### AIM
Pictures are excluded. Copy exactly, and only, the lines from the one containing "Clone this diagram in TikZ." through the one containing "(exttitle) at (568,55)", both ends included.

### DATA SECTION
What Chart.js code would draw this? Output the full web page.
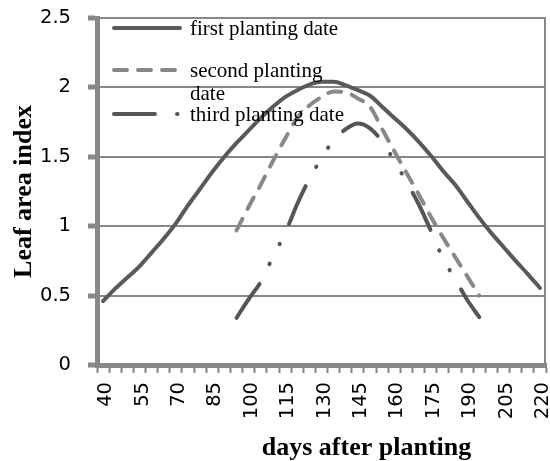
<!DOCTYPE html>
<html>
<head>
<meta charset="utf-8">
<script src="https://cdn.jsdelivr.net/npm/chart.js@4.4.1/dist/chart.umd.min.js"></script>
<style>
  html, body { margin: 0; padding: 0; background: #fff; }
  #chart { display: block; }
</style>
</head>
<body>
<canvas id="chart" width="550" height="461"></canvas>
<script>
// days after planting (category axis, every 5 days)
const days = [40, 45, 50, 55, 60, 65, 70, 75, 80, 85, 90, 95, 100, 105, 110, 115, 120, 125, 130,
              135, 140, 145, 150, 155, 160, 165, 170, 175, 180, 185, 190, 195, 200, 205, 210, 215, 220];

// leaf area index
const firstDate = [0.46, 0.55, 0.63, 0.71, 0.81, 0.91, 1.02, 1.15, 1.27, 1.39, 1.50, 1.60, 1.69,
                   1.78, 1.86, 1.93, 1.98, 2.02, 2.04, 2.04, 2.015, 1.98, 1.94, 1.86, 1.78, 1.70,
                   1.61, 1.51, 1.40, 1.30, 1.18, 1.06, 0.95, 0.85, 0.75, 0.655, 0.555];

const secondDate = [null, null, null, null, null, null, null, null, null, null, null,
                    0.97, 1.14, 1.30, 1.47, 1.63, 1.78, 1.87, 1.93, 1.97, 1.965, 1.92, 1.86,
                    1.70, 1.54, 1.385, 1.23, 1.07, 0.92, 0.78, 0.64, 0.50,
                    null, null, null, null, null];

const thirdDate = [null, null, null, null, null, null, null, null, null, null, null,
                   0.34, 0.475, 0.60, 0.78, 0.95, 1.16, 1.34, 1.49, 1.62, 1.70, 1.74, 1.705,
                   1.61, 1.47, 1.32, 1.16, 0.97, 0.77, 0.62, 0.47, 0.345,
                   null, null, null, null, null];

const seriesNames = ['first planting date', 'second planting date', 'third planting date'];
const yTicks = [0, 0.5, 1, 1.5, 2, 2.5];

const axisGray = '#878787';
const serif = "'Liberation Serif', 'Times New Roman', serif";
const sans = "'DejaVu Sans', sans-serif";

// thin frame line on the right side of the plot
const rightFrame = {
  id: 'rightFrame',
  afterDraw(chart) {
    const {ctx, chartArea: a} = chart;
    ctx.save();
    ctx.strokeStyle = axisGray;
    ctx.lineWidth = 2;
    ctx.setLineDash([]);
    ctx.beginPath();
    ctx.moveTo(a.right - 1, a.top - 1);
    ctx.lineTo(a.right - 1, a.bottom);
    ctx.stroke();
    ctx.restore();
  }
};

// legend drawn inside the plot, top left, like the Excel original
const insideLegend = {
  id: 'insideLegend',
  afterDatasetsDraw(chart) {
    const ctx = chart.ctx;
    const left = chart.chartArea.left;
    const rows = [28, 70, 114];
    ctx.save();
    chart.data.datasets.forEach((ds, i) => {
      const y = rows[i];
      ctx.beginPath();
      ctx.strokeStyle = ds.borderColor;
      ctx.lineWidth = ds.borderWidth;
      ctx.lineCap = 'round';
      ctx.setLineDash(ds.borderDash || []);
      ctx.moveTo(left + 17, y);
      ctx.lineTo(left + 83, y);
      ctx.stroke();

      ctx.setLineDash([]);
      ctx.fillStyle = '#000';
      ctx.font = '21px ' + serif;
      ctx.textAlign = 'left';
      ctx.textBaseline = 'alphabetic';
      // simple word wrap, the legend box is narrow
      const words = ds.label.split(' ');
      const lines = [];
      let cur = '';
      words.forEach(w => {
        const test = cur ? cur + ' ' + w : w;
        if (ctx.measureText(test).width > 164 && cur) { lines.push(cur); cur = w; }
        else cur = test;
      });
      lines.push(cur);
      lines.forEach((t, k) => ctx.fillText(t, left + 93, y + 6.5 + k * 23.5));
    });
    ctx.restore();
  }
};

// x axis title sits right of centre in the original
const xTitle = {
  id: 'xTitle',
  afterDraw(chart) {
    const ctx = chart.ctx;
    ctx.save();
    ctx.fillStyle = '#000';
    ctx.font = 'bold 26px ' + serif;
    ctx.textAlign = 'center';
    ctx.textBaseline = 'alphabetic';
    ctx.fillText('days after planting', 366.5, 454.5);
    ctx.restore();
  }
};

new Chart(document.getElementById('chart'), {
  type: 'line',
  data: {
    labels: days,
    datasets: [
      {
        label: seriesNames[0],
        data: firstDate,
        borderColor: '#595959',
        borderWidth: 4,
        cubicInterpolationMode: 'monotone'
      },
      {
        label: seriesNames[1],
        data: secondDate,
        borderColor: '#888888',
        borderWidth: 4,
        borderDash: [13, 11],
        cubicInterpolationMode: 'monotone'
      },
      {
        label: seriesNames[2],
        data: thirdDate,
        borderColor: '#555555',
        borderWidth: 4,
        borderDash: [41, 22, 0.5, 22, 0.5, 22],
        cubicInterpolationMode: 'monotone'
      }
    ]
  },
  options: {
    responsive: false,
    animation: false,
    devicePixelRatio: 1,
    layout: { padding: { top: 18, right: 4, bottom: 0, left: 0 } },
    elements: {
      point: { radius: 0, hoverRadius: 0 },
      line: { borderCapStyle: 'round', borderJoinStyle: 'round', fill: false }
    },
    plugins: {
      legend: { display: false },
      tooltip: { enabled: false }
    },
    scales: {
      x: {
        type: 'category',
        offset: true,
        grid: {
          drawOnChartArea: false,
          offset: true,
          tickLength: 8,
          tickWidth: 2,
          tickColor: axisGray
        },
        border: { color: axisGray, width: 5 },
        ticks: {
          autoSkip: false,
          minRotation: 90,
          maxRotation: 90,
          padding: 9,
          labelOffset: 3,
          color: '#000',
          font: { family: sans, size: 19.5 },
          callback: (v, i) => (i % 3 === 0 ? String(days[i]) : '')
        },
        afterFit: s => { s.height = 96; s.paddingLeft = 0; s.paddingRight = 0; }
      },
      y: {
        min: 0,
        max: 2.5,
        afterBuildTicks: s => { s.ticks = yTicks.map(v => ({ value: v })); },
        grid: {
          color: axisGray,
          lineWidth: 2,
          tickLength: 9,
          tickWidth: 5,
          tickColor: axisGray
        },
        border: { color: axisGray, width: 5 },
        ticks: {
          padding: 17,
          color: '#000',
          font: { family: sans, size: 19.5 },
          callback: v => String(v)
        },
        title: {
          display: true,
          text: 'Leaf area index',
          color: '#000',
          font: { family: serif, size: 26, weight: 'bold' },
          padding: { top: 8.4, bottom: 0 }
        },
        afterFit: s => { s.width = 97; s.paddingTop = 0; s.paddingBottom = 0; }
      }
    }
  },
  plugins: [rightFrame, insideLegend, xTitle]
});
</script>
</body>
</html>
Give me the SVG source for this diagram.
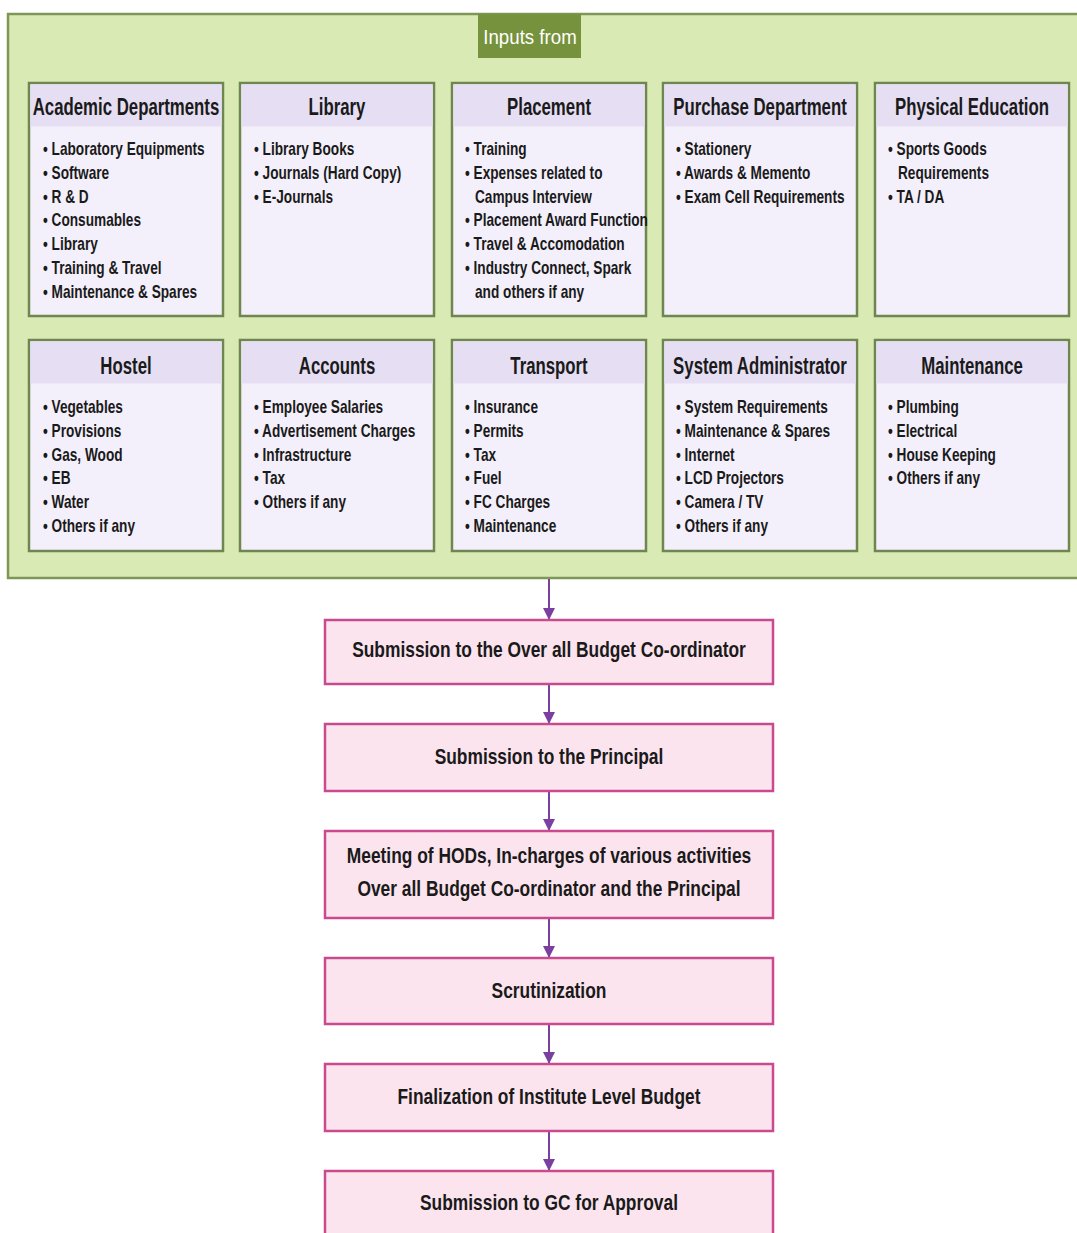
<svg xmlns="http://www.w3.org/2000/svg" width="1077" height="1233" viewBox="0 0 1077 1233">
<defs>
<style>
.outer{fill:#D9EAB5;stroke:#7E9656;stroke-width:2.5}
.tab{fill:#76923C}
.tabt{font-family:"Liberation Sans",Arial,sans-serif;font-size:21px;fill:#fff;text-anchor:middle}
.box{fill:#F4F0FB;stroke:#6F8650;stroke-width:2.5}
.hdr{fill:#E6DEF3}
.ht{font-family:"Liberation Sans",Arial,sans-serif;font-weight:bold;font-size:23px;fill:#1a1a1a;text-anchor:middle}
.it{font-family:"Liberation Sans",Arial,sans-serif;font-weight:bold;font-size:17.5px;fill:#1a1a1a}
.fb{fill:#FCE4EF;stroke:#C94A8E;stroke-width:2.5}
.ft{font-family:"Liberation Sans",Arial,sans-serif;font-weight:bold;font-size:22px;fill:#1a1a1a;text-anchor:middle}
.con{stroke:#7B3FA0;stroke-width:2;fill:none}
</style>
<marker id="ah" viewBox="0 0 10 10" refX="10" refY="5" markerWidth="6" markerHeight="6" markerUnits="strokeWidth" orient="auto">
<path d="M0,0 L10,5 L0,10 z" fill="#7B3FA0"/>
</marker>
</defs>
<rect width="1077" height="1233" fill="#fff"/>

<g id="inputs">
<rect class="outer" x="8" y="14" width="1080" height="564"/>
<rect class="tab" x="478" y="14" width="103" height="44"/>
<text class="tabt" transform="translate(530 44) scale(0.89 1)">Inputs from</text>
</g>

<g id="academic">
<rect class="box" x="29" y="83" width="194" height="233"/>
<rect class="hdr" x="30.5" y="84.5" width="191" height="42"/>
<text class="ht" transform="translate(126 115) scale(0.73 1)">Academic Departments</text>
<text class="it" transform="translate(43 155) scale(0.78 1)">• Laboratory Equipments</text>
<text class="it" transform="translate(43 179) scale(0.78 1)">• Software</text>
<text class="it" transform="translate(43 203) scale(0.78 1)">• R &amp; D</text>
<text class="it" transform="translate(43 226) scale(0.78 1)">• Consumables</text>
<text class="it" transform="translate(43 250) scale(0.78 1)">• Library</text>
<text class="it" transform="translate(43 274) scale(0.78 1)">• Training &amp; Travel</text>
<text class="it" transform="translate(43 298) scale(0.78 1)">• Maintenance &amp; Spares</text>
</g>

<g id="library">
<rect class="box" x="240" y="83" width="194" height="233"/>
<rect class="hdr" x="241.5" y="84.5" width="191" height="42"/>
<text class="ht" transform="translate(337 115) scale(0.73 1)">Library</text>
<text class="it" transform="translate(254 155) scale(0.78 1)">• Library Books</text>
<text class="it" transform="translate(254 179) scale(0.78 1)">• Journals (Hard Copy)</text>
<text class="it" transform="translate(254 203) scale(0.78 1)">• E-Journals</text>
</g>

<g id="placement">
<rect class="box" x="452" y="83" width="194" height="233"/>
<rect class="hdr" x="453.5" y="84.5" width="191" height="42"/>
<text class="ht" transform="translate(549 115) scale(0.73 1)">Placement</text>
<text class="it" transform="translate(465 155) scale(0.78 1)">• Training</text>
<text class="it" transform="translate(465 179) scale(0.78 1)">• Expenses related to</text>
<text class="it" transform="translate(475 203) scale(0.78 1)">Campus Interview</text>
<text class="it" transform="translate(465 226) scale(0.78 1)">• Placement Award Function</text>
<text class="it" transform="translate(465 250) scale(0.78 1)">• Travel &amp; Accomodation</text>
<text class="it" transform="translate(465 274) scale(0.78 1)">• Industry Connect, Spark</text>
<text class="it" transform="translate(475 298) scale(0.78 1)">and others if any</text>
</g>

<g id="purchase">
<rect class="box" x="663" y="83" width="194" height="233"/>
<rect class="hdr" x="664.5" y="84.5" width="191" height="42"/>
<text class="ht" transform="translate(760 115) scale(0.73 1)">Purchase Department</text>
<text class="it" transform="translate(676 155) scale(0.78 1)">• Stationery</text>
<text class="it" transform="translate(676 179) scale(0.78 1)">• Awards &amp; Memento</text>
<text class="it" transform="translate(676 203) scale(0.78 1)">• Exam Cell Requirements</text>
</g>

<g id="physical">
<rect class="box" x="875" y="83" width="194" height="233"/>
<rect class="hdr" x="876.5" y="84.5" width="191" height="42"/>
<text class="ht" transform="translate(972 115) scale(0.73 1)">Physical Education</text>
<text class="it" transform="translate(888 155) scale(0.78 1)">• Sports Goods</text>
<text class="it" transform="translate(898 179) scale(0.78 1)">Requirements</text>
<text class="it" transform="translate(888 203) scale(0.78 1)">• TA / DA</text>
</g>

<g id="hostel">
<rect class="box" x="29" y="340" width="194" height="211"/>
<rect class="hdr" x="30.5" y="341.5" width="191" height="42"/>
<text class="ht" transform="translate(126 374) scale(0.73 1)">Hostel</text>
<text class="it" transform="translate(43 413) scale(0.78 1)">• Vegetables</text>
<text class="it" transform="translate(43 437) scale(0.78 1)">• Provisions</text>
<text class="it" transform="translate(43 461) scale(0.78 1)">• Gas, Wood</text>
<text class="it" transform="translate(43 484) scale(0.78 1)">• EB</text>
<text class="it" transform="translate(43 508) scale(0.78 1)">• Water</text>
<text class="it" transform="translate(43 532) scale(0.78 1)">• Others if any</text>
</g>

<g id="accounts">
<rect class="box" x="240" y="340" width="194" height="211"/>
<rect class="hdr" x="241.5" y="341.5" width="191" height="42"/>
<text class="ht" transform="translate(337 374) scale(0.73 1)">Accounts</text>
<text class="it" transform="translate(254 413) scale(0.78 1)">• Employee Salaries</text>
<text class="it" transform="translate(254 437) scale(0.78 1)">• Advertisement Charges</text>
<text class="it" transform="translate(254 461) scale(0.78 1)">• Infrastructure</text>
<text class="it" transform="translate(254 484) scale(0.78 1)">• Tax</text>
<text class="it" transform="translate(254 508) scale(0.78 1)">• Others if any</text>
</g>

<g id="transport">
<rect class="box" x="452" y="340" width="194" height="211"/>
<rect class="hdr" x="453.5" y="341.5" width="191" height="42"/>
<text class="ht" transform="translate(549 374) scale(0.73 1)">Transport</text>
<text class="it" transform="translate(465 413) scale(0.78 1)">• Insurance</text>
<text class="it" transform="translate(465 437) scale(0.78 1)">• Permits</text>
<text class="it" transform="translate(465 461) scale(0.78 1)">• Tax</text>
<text class="it" transform="translate(465 484) scale(0.78 1)">• Fuel</text>
<text class="it" transform="translate(465 508) scale(0.78 1)">• FC Charges</text>
<text class="it" transform="translate(465 532) scale(0.78 1)">• Maintenance</text>
</g>

<g id="sysadmin">
<rect class="box" x="663" y="340" width="194" height="211"/>
<rect class="hdr" x="664.5" y="341.5" width="191" height="42"/>
<text class="ht" transform="translate(760 374) scale(0.73 1)">System Administrator</text>
<text class="it" transform="translate(676 413) scale(0.78 1)">• System Requirements</text>
<text class="it" transform="translate(676 437) scale(0.78 1)">• Maintenance &amp; Spares</text>
<text class="it" transform="translate(676 461) scale(0.78 1)">• Internet</text>
<text class="it" transform="translate(676 484) scale(0.78 1)">• LCD Projectors</text>
<text class="it" transform="translate(676 508) scale(0.78 1)">• Camera / TV</text>
<text class="it" transform="translate(676 532) scale(0.78 1)">• Others if any</text>
</g>

<g id="maintenance">
<rect class="box" x="875" y="340" width="194" height="211"/>
<rect class="hdr" x="876.5" y="341.5" width="191" height="42"/>
<text class="ht" transform="translate(972 374) scale(0.73 1)">Maintenance</text>
<text class="it" transform="translate(888 413) scale(0.78 1)">• Plumbing</text>
<text class="it" transform="translate(888 437) scale(0.78 1)">• Electrical</text>
<text class="it" transform="translate(888 461) scale(0.78 1)">• House Keeping</text>
<text class="it" transform="translate(888 484) scale(0.78 1)">• Others if any</text>
</g>

<g id="connectors">
<line class="con" x1="549" y1="579" x2="549" y2="620" marker-end="url(#ah)"/>
<line class="con" x1="549" y1="685" x2="549" y2="724" marker-end="url(#ah)"/>
<line class="con" x1="549" y1="792" x2="549" y2="831" marker-end="url(#ah)"/>
<line class="con" x1="549" y1="919" x2="549" y2="958" marker-end="url(#ah)"/>
<line class="con" x1="549" y1="1025" x2="549" y2="1064" marker-end="url(#ah)"/>
<line class="con" x1="549" y1="1132" x2="549" y2="1171" marker-end="url(#ah)"/>
</g>

<g id="step1">
<rect class="fb" x="325" y="620" width="448" height="64"/>
<text class="ft" transform="translate(549 657) scale(0.79 1)">Submission to the Over all Budget Co-ordinator</text>
</g>
<g id="step2">
<rect class="fb" x="325" y="724" width="448" height="67"/>
<text class="ft" transform="translate(549 764) scale(0.79 1)">Submission to the Principal</text>
</g>
<g id="step3">
<rect class="fb" x="325" y="831" width="448" height="87"/>
<text class="ft" transform="translate(549 863) scale(0.79 1)">Meeting of HODs, In-charges of various activities</text>
<text class="ft" transform="translate(549 896) scale(0.79 1)">Over all Budget Co-ordinator and the Principal</text>
</g>
<g id="step4">
<rect class="fb" x="325" y="958" width="448" height="66"/>
<text class="ft" transform="translate(549 998) scale(0.79 1)">Scrutinization</text>
</g>
<g id="step5">
<rect class="fb" x="325" y="1064" width="448" height="67"/>
<text class="ft" transform="translate(549 1104) scale(0.79 1)">Finalization of Institute Level Budget</text>
</g>
<g id="step6">
<rect class="fb" x="325" y="1171" width="448" height="80"/>
<text class="ft" transform="translate(549 1210) scale(0.79 1)">Submission to GC for Approval</text>
</g>
</svg>
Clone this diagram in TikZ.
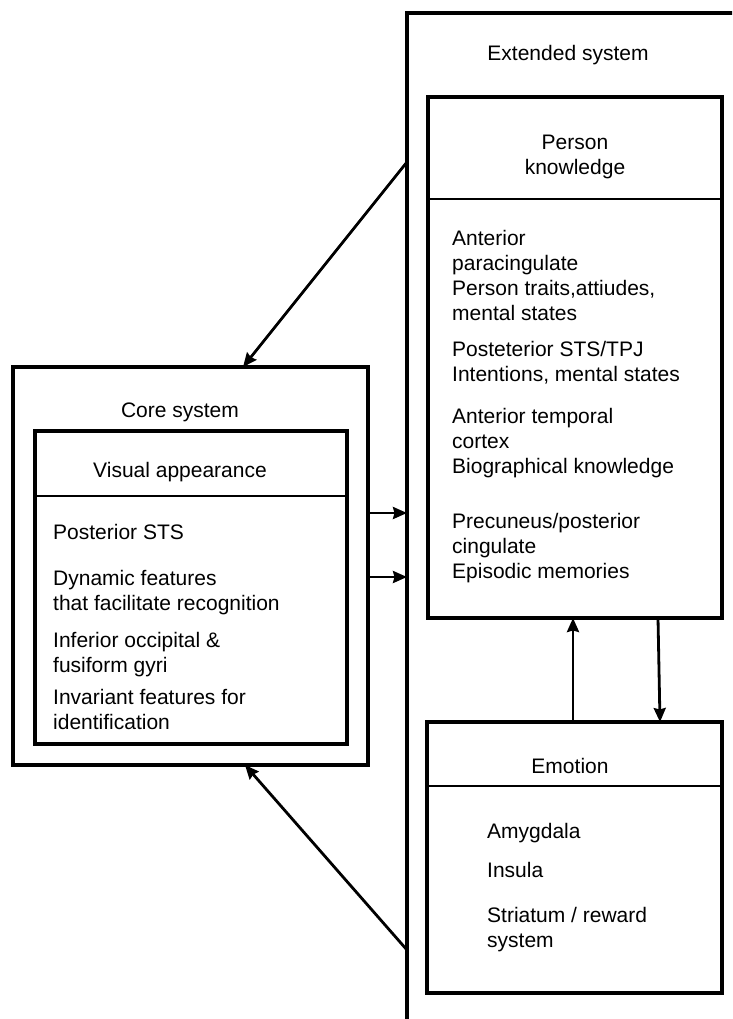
\documentclass[tikz,border=0pt]{standalone}
\usepackage{fontspec}
\setmainfont{Liberation Sans}
\usepackage{xcolor}
\usepackage{tikz}
\usetikzlibrary{arrows.meta, positioning, calc}
\tikzset{
  frame/.style={rectangle, draw=black, line width=3.4pt, anchor=north west, inner sep=0pt, outer sep=0pt},
  divider/.style={draw=black, line width=1.8pt},
  heading/.style={font=\fontsize{21}{25}\selectfont, text=black, align=center, inner sep=0pt},
  body/.style={font=\fontsize{21}{25}\selectfont, text=black, align=left, anchor=west, inner sep=0pt},
  arrow/.style={line width=2.8pt, -{Stealth[length=14pt, width=12pt, inset=1.5pt]}}
}

\begin{document}
\begin{tikzpicture}[x=1pt, y=-1pt]
\useasboundingbox (0,0) rectangle (732,1019);
\clip (0,0) rectangle (732,1019);

\node[frame, minimum width=360pt, minimum height=1040pt] (ext) at (407,13) {};
\node[heading] (exttitle) at (568,55) {Extended system};

\node[frame, minimum width=294pt, minimum height=521pt] (pk) at (428,97) {};
\node[heading] (pktitle) at (575,157) {Person\\knowledge};
\draw[divider] ([yshift=-102pt]pk.north west) -- ([yshift=-102pt]pk.north east);
\node[body] (pk1) at (452,275.5) {Anterior\\paracingulate\\Person traits,attiudes,\\mental states};
\node[body] (pk2) at (452,363) {Posteterior STS/TPJ\\Intentions, mental states};
\node[body] (pk3) at (452,443) {Anterior temporal\\cortex\\Biographical knowledge};
\node[body] (pk4) at (452,548) {Precuneus/posterior\\cingulate\\Episodic memories};

\node[frame, minimum width=295pt, minimum height=271pt] (emo) at (427,722) {};
\node[heading] (emotitle) at (570,766) {Emotion};
\draw[divider] ([yshift=-64pt]emo.north west) -- ([yshift=-64pt]emo.north east);
\node[body] (emo1) at (487,833) {Amygdala};
\node[body] (emo2) at (487,870) {Insula};
\node[body] (emo3) at (487,929.5) {Striatum / reward\\system};

\node[frame, minimum width=355pt, minimum height=398pt] (core) at (13,367) {};
\node[heading] (coretitle) at (180,412) {Core system};
\node[frame, minimum width=312pt, minimum height=313pt] (vis) at (35,431) {};
\node[heading] (vistitle) at (180,472) {Visual appearance};
\draw[divider] ([yshift=-65pt]vis.north west) -- ([yshift=-65pt]vis.north east);
\node[body] (vis1) at (53,532) {Posterior STS};
\node[body] (vis2) at (53,592.5) {Dynamic features\\that facilitate recognition};
\node[body] (vis3) at (53,654.5) {Inferior occipital \&\\fusiform gyri};
\node[body] (vis4) at (53,709.5) {Invariant features for\\identification};

\coordinate (kout) at (407,162);
\coordinate (eout) at (407,950);
\draw[arrow] (kout) -- ([xshift=52.5pt]core.north);
\draw[arrow] (eout) -- ([xshift=54.5pt]core.south);
\draw[arrow] ([yshift=53pt]core.east) -- ([yshift=53pt]core.east -| ext.west);
\draw[arrow] ([yshift=-11pt]core.east) -- ([yshift=-11pt]core.east -| ext.west);
\draw[arrow] ([xshift=-1.5pt]emo.north) -- ([xshift=-1.5pt]emo.north |- pk.south);
\draw[arrow] ([xshift=83pt]pk.south) -- ([xshift=85pt]pk.south |- emo.north);
\end{tikzpicture}
\end{document}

### CORRECT ANSWER
Clone this diagram in TikZ.
\documentclass[tikz,border=0pt]{standalone}
\usepackage{fontspec}
\setmainfont{Liberation Sans}
\usepackage{xcolor}
\usepackage{tikz}
\usetikzlibrary{arrows.meta, positioning, calc}
\tikzset{
  frame/.style={rectangle, draw=black, line width=3.4pt, anchor=north west, inner sep=0pt, outer sep=0pt},
  divider/.style={draw=black, line width=1.8pt},
  heading/.style={font=\fontsize{21}{25}\selectfont, text=black, align=center, inner sep=0pt},
  body/.style={font=\fontsize{21}{25}\selectfont, text=black, align=left, anchor=west, inner sep=0pt},
  arrow/.style={line width=2.8pt, -{Stealth[length=14pt, width=12pt, inset=1.5pt]}}
}

\begin{document}
\begin{tikzpicture}[x=1pt, y=-1pt]
\useasboundingbox (0,0) rectangle (732,1019);
\clip (0,0) rectangle (732,1019);

\node[frame, minimum width=360pt, minimum height=1040pt] (ext) at (407,13) {};
\node[heading] (exttitle) at (568,55) {Extended system};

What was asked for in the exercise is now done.